→ **The problem**: Pull out exactly the lines from the line containing "Reproduce this chart with Plotly." to the line containing "import plotly.graph_objects as go", both lines included, with pictures removed from the copy.

=== Information given ===

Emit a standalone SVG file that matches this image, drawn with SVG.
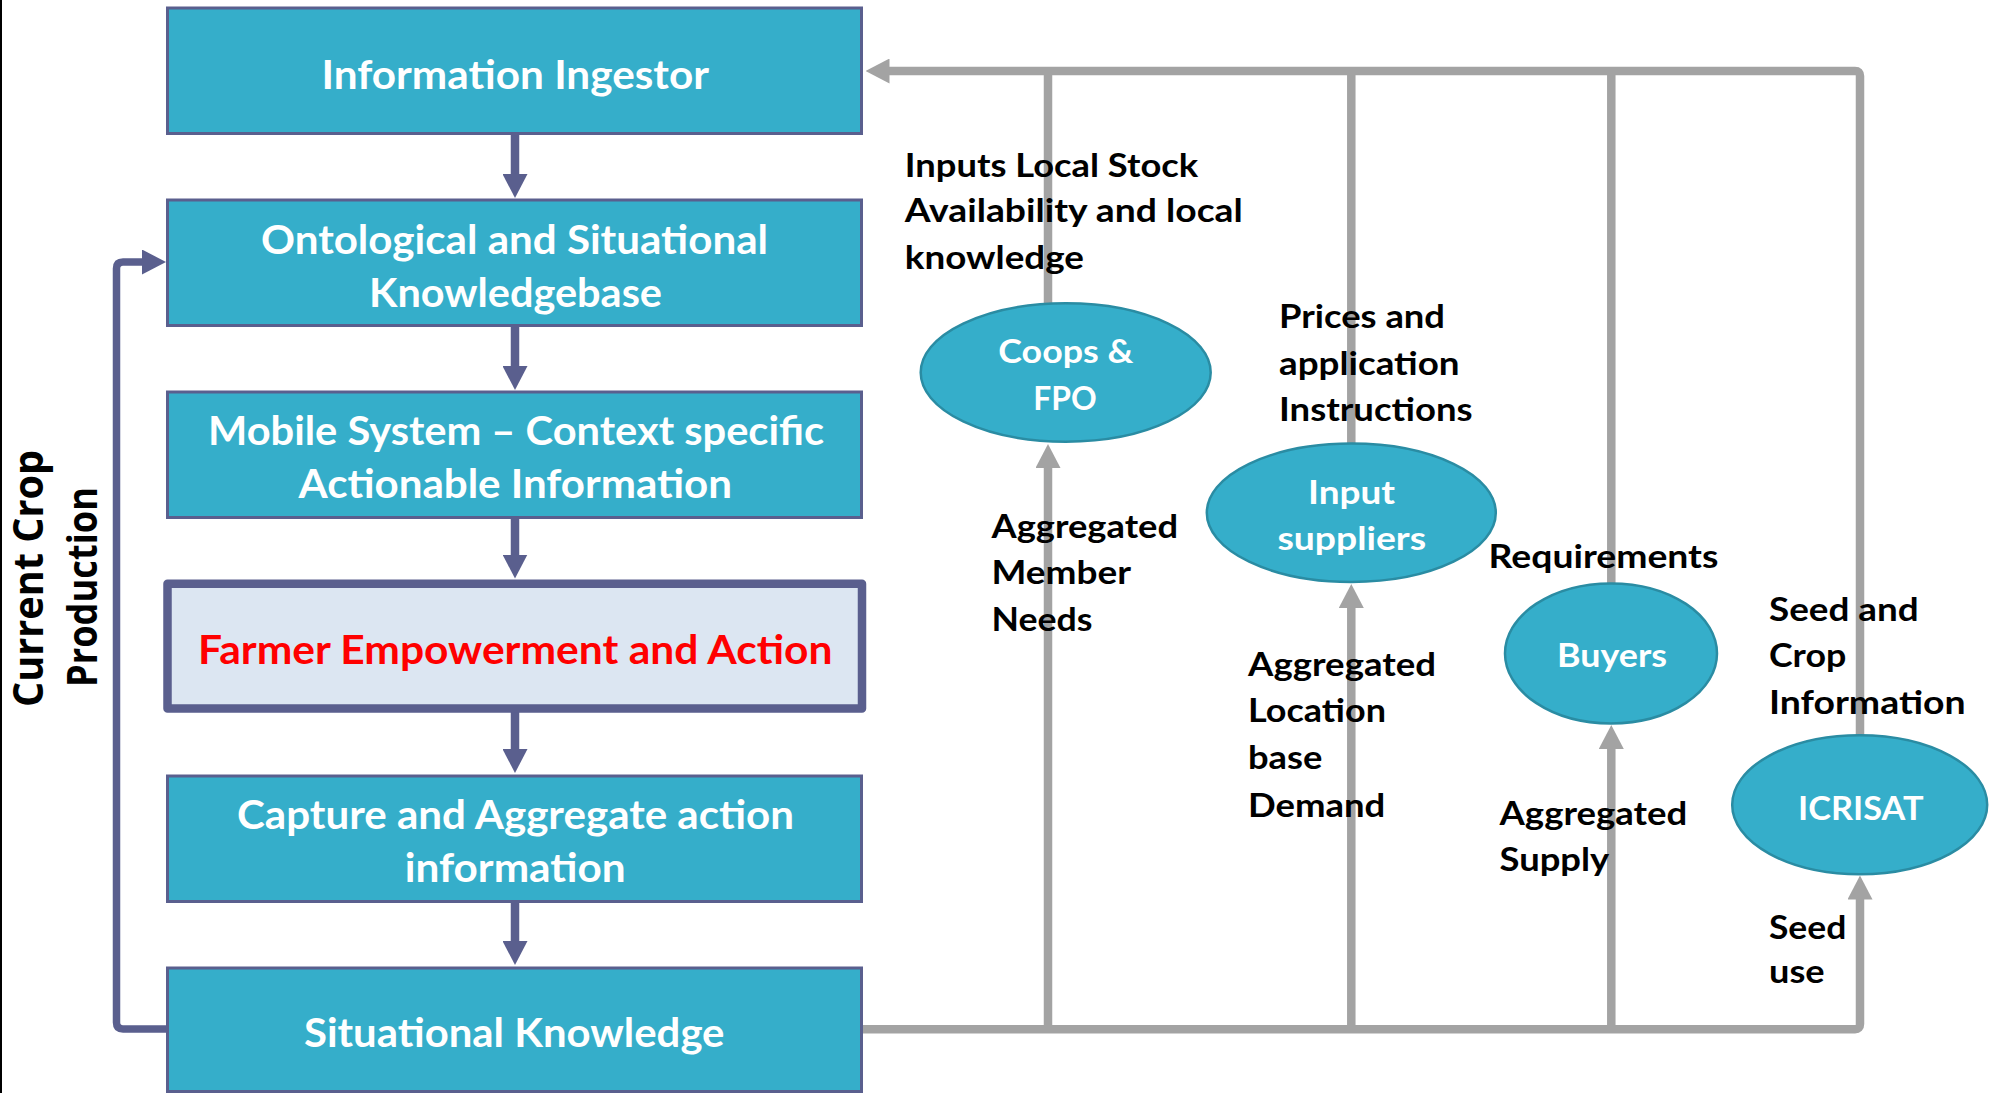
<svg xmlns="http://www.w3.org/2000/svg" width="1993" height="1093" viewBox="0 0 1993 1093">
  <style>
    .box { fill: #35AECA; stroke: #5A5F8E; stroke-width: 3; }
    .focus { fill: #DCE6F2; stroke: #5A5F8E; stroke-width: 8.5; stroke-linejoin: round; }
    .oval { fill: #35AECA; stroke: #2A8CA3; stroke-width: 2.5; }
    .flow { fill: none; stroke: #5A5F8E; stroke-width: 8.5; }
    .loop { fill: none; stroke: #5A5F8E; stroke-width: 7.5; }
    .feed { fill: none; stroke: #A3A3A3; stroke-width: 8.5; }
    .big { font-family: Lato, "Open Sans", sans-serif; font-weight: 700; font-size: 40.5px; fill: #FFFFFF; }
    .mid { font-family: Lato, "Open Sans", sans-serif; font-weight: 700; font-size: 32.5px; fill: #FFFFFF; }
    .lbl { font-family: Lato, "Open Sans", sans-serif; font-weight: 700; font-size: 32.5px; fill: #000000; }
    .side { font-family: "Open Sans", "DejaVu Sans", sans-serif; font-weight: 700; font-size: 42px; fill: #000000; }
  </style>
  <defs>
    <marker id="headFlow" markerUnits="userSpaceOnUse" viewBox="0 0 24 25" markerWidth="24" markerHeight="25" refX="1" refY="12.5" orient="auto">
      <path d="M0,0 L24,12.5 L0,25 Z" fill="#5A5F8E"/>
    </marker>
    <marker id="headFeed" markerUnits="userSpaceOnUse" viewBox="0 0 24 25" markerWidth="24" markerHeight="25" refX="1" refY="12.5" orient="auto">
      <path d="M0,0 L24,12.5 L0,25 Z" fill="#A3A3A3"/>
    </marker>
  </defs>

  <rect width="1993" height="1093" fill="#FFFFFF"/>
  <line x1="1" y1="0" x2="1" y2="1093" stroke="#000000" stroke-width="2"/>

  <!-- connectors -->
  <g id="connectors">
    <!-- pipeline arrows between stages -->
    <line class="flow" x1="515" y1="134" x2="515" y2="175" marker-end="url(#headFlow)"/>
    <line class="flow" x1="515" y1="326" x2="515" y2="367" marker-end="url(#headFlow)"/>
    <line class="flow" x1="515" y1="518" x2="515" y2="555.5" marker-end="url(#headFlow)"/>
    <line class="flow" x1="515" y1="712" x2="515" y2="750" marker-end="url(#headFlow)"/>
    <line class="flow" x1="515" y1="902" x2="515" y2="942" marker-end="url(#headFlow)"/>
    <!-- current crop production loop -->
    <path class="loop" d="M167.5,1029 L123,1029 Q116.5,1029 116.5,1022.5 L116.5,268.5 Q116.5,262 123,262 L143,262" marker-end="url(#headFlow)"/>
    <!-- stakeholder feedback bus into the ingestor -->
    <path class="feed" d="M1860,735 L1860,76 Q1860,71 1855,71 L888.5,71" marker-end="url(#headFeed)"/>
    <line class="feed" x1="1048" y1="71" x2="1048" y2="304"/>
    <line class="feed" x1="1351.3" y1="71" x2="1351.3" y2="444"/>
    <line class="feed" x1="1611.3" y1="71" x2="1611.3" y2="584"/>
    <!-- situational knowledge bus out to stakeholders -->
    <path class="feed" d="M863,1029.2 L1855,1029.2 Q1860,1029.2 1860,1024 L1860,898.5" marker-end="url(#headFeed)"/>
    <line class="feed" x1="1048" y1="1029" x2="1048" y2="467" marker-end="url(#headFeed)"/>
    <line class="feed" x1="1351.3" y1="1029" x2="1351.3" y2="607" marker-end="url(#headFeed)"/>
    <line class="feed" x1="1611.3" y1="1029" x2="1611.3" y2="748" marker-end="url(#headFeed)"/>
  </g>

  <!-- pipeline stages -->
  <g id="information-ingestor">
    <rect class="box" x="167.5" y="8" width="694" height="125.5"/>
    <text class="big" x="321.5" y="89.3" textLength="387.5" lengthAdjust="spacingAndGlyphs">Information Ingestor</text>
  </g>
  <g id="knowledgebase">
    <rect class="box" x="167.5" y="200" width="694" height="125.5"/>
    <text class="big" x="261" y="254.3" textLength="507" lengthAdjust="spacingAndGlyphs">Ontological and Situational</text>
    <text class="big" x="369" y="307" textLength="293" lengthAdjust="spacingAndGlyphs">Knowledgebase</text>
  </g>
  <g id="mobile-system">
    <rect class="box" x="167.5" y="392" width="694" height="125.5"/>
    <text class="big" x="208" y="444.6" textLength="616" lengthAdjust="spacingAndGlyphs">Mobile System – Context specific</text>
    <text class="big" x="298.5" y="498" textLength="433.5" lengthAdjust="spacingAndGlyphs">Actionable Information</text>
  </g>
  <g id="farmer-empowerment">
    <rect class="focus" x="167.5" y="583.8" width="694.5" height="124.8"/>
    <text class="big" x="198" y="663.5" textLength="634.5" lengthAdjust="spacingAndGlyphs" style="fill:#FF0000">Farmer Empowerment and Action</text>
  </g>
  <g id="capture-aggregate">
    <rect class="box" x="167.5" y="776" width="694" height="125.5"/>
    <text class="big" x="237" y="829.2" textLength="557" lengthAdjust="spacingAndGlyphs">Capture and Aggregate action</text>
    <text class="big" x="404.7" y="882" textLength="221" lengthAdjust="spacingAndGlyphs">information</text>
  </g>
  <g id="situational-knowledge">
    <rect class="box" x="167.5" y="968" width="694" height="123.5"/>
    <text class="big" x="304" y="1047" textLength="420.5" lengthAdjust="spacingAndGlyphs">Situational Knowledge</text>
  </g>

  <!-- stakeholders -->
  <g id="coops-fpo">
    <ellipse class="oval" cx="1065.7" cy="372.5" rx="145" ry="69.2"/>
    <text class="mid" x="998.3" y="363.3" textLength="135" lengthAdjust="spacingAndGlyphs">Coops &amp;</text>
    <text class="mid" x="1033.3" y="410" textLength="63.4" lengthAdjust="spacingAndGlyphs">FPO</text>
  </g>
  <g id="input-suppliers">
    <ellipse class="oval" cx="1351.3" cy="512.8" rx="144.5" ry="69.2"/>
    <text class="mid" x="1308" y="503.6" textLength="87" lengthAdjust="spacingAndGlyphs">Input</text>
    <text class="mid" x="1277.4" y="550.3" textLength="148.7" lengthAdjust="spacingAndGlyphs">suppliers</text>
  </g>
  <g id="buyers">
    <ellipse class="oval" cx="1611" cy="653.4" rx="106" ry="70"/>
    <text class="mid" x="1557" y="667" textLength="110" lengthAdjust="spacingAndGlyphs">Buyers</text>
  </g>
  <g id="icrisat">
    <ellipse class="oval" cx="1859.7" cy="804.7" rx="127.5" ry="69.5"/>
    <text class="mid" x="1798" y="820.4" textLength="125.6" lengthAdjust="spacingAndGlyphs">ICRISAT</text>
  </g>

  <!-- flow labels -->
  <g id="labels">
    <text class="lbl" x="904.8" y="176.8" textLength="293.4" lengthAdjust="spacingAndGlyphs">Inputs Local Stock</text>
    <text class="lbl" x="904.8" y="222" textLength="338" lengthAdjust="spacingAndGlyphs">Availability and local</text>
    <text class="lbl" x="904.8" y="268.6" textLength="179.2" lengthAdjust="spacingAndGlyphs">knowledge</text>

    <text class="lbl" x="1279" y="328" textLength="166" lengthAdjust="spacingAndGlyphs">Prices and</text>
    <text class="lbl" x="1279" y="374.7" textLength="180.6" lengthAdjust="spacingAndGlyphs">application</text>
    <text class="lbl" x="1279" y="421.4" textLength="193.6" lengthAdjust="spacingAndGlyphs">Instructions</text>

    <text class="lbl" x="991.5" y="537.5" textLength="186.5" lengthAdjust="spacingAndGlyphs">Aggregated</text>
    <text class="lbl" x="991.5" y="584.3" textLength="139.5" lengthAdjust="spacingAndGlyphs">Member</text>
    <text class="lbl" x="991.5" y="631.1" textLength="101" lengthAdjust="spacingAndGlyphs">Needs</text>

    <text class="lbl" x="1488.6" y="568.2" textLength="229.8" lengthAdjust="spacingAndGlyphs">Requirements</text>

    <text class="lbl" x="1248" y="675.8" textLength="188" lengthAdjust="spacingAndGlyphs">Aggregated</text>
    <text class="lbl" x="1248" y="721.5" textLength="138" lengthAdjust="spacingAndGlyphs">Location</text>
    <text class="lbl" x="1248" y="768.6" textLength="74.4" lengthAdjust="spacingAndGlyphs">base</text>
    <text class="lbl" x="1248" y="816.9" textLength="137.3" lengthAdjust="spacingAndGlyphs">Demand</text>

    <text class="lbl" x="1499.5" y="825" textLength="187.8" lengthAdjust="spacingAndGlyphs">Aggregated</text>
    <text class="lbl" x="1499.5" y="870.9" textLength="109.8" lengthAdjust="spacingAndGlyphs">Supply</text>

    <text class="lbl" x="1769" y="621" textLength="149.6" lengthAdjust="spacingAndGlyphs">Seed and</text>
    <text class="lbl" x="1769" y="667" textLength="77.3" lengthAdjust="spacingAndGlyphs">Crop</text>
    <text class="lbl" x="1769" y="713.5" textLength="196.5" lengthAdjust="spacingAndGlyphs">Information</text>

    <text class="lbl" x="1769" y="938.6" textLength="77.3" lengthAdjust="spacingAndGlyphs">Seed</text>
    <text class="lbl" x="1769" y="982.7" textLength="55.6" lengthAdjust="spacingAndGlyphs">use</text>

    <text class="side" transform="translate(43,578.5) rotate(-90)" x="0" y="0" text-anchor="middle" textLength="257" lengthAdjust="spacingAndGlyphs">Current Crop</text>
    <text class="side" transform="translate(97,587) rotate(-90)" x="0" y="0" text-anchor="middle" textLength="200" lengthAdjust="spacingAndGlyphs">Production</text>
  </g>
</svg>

===
=== Information given ===

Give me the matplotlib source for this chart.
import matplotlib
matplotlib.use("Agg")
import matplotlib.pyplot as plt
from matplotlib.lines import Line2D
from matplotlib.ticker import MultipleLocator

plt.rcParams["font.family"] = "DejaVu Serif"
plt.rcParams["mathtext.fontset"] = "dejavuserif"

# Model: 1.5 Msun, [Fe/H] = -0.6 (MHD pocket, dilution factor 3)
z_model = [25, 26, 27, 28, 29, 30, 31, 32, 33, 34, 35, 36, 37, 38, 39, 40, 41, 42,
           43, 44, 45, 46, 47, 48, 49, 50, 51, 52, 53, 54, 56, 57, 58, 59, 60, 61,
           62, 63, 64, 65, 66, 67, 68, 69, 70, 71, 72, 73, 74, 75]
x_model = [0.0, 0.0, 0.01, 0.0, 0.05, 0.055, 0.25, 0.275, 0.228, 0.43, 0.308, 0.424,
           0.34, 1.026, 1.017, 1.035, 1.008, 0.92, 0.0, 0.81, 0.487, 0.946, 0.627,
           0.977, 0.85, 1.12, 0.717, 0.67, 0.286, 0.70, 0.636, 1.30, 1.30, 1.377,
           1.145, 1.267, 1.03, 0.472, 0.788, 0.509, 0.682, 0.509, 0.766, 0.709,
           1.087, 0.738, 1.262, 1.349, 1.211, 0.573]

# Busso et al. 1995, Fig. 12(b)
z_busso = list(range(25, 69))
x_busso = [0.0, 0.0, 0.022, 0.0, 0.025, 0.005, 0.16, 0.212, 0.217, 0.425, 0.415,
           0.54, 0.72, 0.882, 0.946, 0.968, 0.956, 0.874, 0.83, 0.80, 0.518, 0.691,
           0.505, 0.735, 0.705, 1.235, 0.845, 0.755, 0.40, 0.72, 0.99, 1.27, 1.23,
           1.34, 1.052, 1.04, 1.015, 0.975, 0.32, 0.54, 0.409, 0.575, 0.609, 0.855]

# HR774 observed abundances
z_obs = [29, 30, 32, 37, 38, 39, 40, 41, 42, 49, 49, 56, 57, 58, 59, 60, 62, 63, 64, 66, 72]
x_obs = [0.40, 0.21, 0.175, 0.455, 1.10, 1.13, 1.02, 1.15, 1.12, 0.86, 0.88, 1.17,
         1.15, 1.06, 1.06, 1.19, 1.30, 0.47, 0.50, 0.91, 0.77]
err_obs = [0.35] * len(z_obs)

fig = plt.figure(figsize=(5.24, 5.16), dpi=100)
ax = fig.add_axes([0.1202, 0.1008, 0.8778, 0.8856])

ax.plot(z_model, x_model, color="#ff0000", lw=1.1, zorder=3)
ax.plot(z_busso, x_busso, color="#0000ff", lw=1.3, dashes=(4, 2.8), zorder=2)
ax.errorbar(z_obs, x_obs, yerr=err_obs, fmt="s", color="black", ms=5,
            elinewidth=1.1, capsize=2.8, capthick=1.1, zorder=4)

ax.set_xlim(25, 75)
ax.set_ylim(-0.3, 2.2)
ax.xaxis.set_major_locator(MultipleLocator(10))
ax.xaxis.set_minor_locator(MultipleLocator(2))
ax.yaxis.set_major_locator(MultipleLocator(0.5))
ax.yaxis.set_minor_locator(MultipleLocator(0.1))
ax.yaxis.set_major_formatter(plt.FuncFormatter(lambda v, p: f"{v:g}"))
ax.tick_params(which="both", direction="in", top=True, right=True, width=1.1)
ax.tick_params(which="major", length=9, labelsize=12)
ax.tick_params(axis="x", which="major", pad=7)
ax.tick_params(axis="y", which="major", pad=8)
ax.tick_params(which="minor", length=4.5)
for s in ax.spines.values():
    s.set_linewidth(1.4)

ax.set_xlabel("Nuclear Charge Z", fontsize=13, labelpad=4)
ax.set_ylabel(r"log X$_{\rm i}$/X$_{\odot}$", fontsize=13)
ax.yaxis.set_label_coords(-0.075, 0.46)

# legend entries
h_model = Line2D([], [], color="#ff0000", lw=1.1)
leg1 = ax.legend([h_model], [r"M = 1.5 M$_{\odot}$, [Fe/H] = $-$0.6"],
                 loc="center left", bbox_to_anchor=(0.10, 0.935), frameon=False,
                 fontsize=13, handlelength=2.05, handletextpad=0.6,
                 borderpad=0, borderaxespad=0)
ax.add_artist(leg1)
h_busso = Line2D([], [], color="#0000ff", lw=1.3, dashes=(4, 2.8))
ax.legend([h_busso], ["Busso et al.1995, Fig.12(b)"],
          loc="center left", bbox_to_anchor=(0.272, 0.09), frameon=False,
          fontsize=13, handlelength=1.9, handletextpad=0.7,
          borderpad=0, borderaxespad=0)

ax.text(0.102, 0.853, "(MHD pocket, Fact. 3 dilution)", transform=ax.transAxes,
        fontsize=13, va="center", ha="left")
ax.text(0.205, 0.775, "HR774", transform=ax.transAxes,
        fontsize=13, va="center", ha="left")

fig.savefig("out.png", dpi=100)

===
=== Information given ===

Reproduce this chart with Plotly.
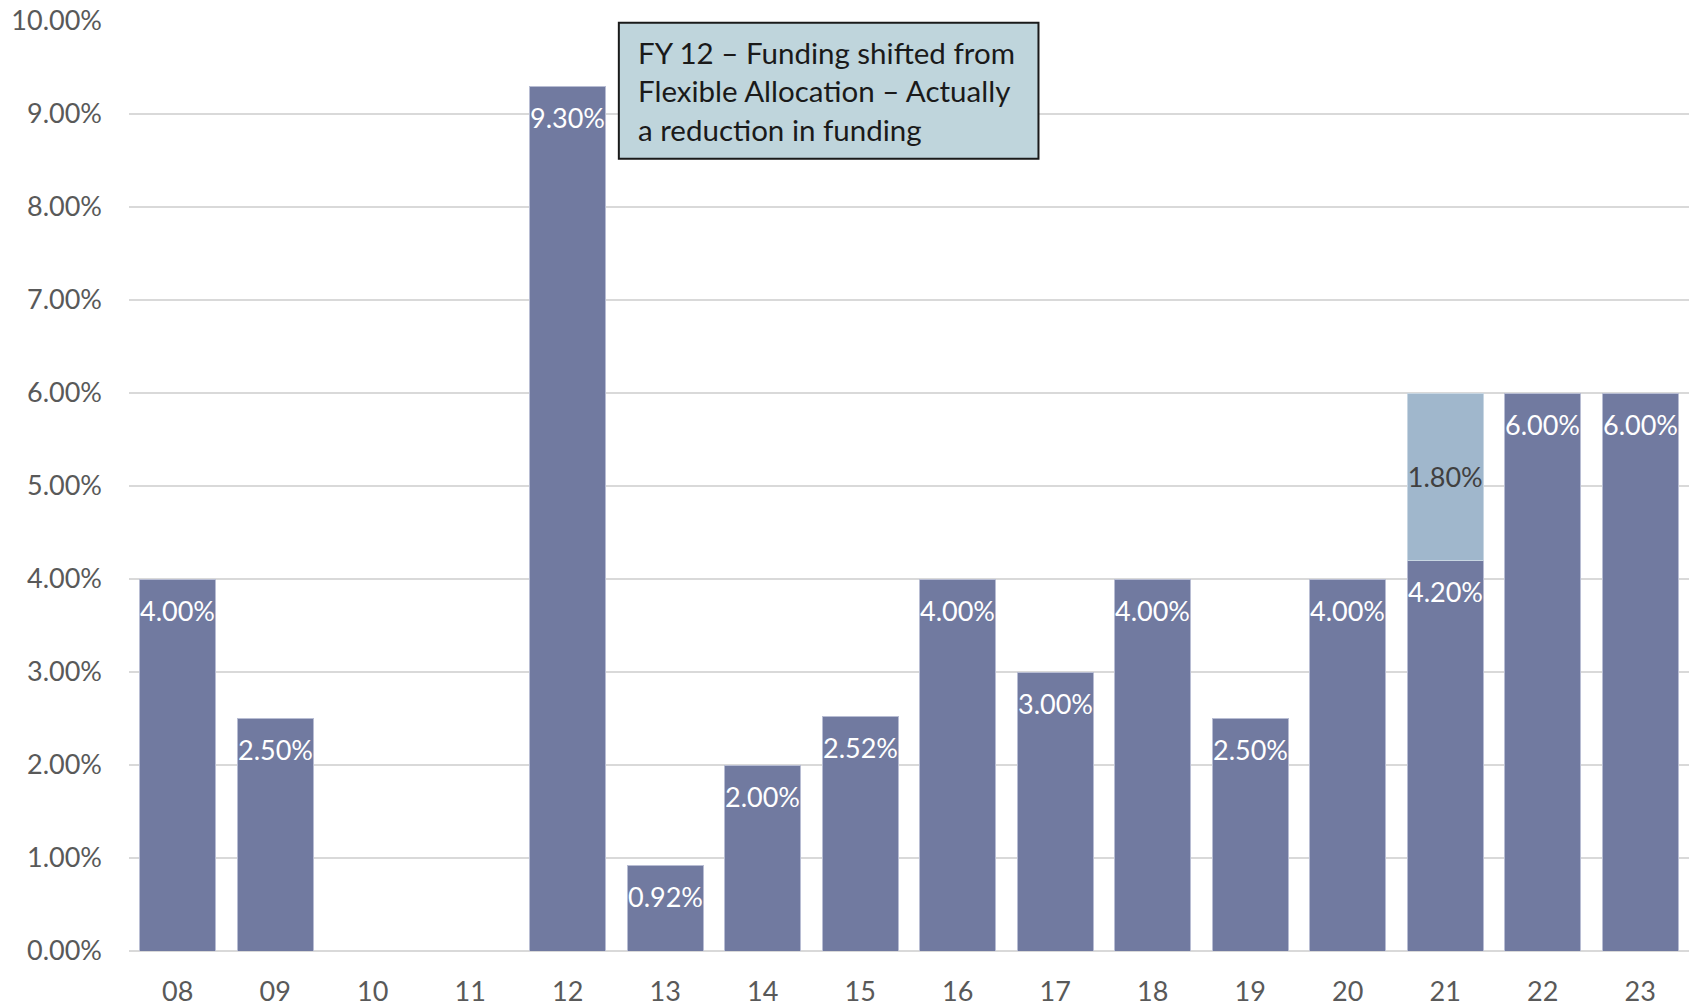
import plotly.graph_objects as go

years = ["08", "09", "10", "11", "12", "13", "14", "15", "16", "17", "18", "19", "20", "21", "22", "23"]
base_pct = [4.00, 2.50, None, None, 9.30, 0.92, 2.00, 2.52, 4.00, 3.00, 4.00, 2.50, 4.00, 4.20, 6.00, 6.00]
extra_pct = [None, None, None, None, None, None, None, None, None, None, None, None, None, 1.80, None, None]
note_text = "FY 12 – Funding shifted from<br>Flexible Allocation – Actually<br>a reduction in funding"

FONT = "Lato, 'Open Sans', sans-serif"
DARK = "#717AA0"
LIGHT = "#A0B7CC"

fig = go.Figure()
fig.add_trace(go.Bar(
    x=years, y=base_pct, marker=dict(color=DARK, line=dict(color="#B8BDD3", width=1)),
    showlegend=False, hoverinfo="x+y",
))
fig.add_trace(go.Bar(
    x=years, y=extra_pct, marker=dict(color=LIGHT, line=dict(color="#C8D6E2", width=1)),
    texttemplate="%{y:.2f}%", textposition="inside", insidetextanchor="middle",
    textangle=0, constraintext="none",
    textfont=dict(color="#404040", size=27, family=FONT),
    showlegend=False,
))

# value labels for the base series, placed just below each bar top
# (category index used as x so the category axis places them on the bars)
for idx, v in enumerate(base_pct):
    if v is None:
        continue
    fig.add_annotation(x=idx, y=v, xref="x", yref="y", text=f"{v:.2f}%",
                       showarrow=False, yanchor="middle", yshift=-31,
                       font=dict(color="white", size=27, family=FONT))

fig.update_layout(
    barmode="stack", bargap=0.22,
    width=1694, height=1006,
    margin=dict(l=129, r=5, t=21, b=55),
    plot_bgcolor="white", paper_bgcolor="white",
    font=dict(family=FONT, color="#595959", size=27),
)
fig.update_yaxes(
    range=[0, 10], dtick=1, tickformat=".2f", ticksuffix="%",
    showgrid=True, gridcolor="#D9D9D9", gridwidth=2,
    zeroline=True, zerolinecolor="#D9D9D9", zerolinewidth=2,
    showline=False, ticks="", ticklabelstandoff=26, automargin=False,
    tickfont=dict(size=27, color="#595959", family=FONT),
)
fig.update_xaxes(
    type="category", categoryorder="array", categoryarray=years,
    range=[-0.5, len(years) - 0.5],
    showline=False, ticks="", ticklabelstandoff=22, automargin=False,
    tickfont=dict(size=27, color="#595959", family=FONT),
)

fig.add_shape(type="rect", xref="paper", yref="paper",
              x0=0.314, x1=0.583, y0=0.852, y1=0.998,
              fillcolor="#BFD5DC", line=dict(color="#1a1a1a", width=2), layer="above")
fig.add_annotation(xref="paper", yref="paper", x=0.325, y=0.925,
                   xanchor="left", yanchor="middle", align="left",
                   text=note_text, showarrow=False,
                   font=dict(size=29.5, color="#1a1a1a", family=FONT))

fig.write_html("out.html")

===

→ **Output for this exercise**:
Reproduce this chart with Plotly.
import plotly.graph_objects as go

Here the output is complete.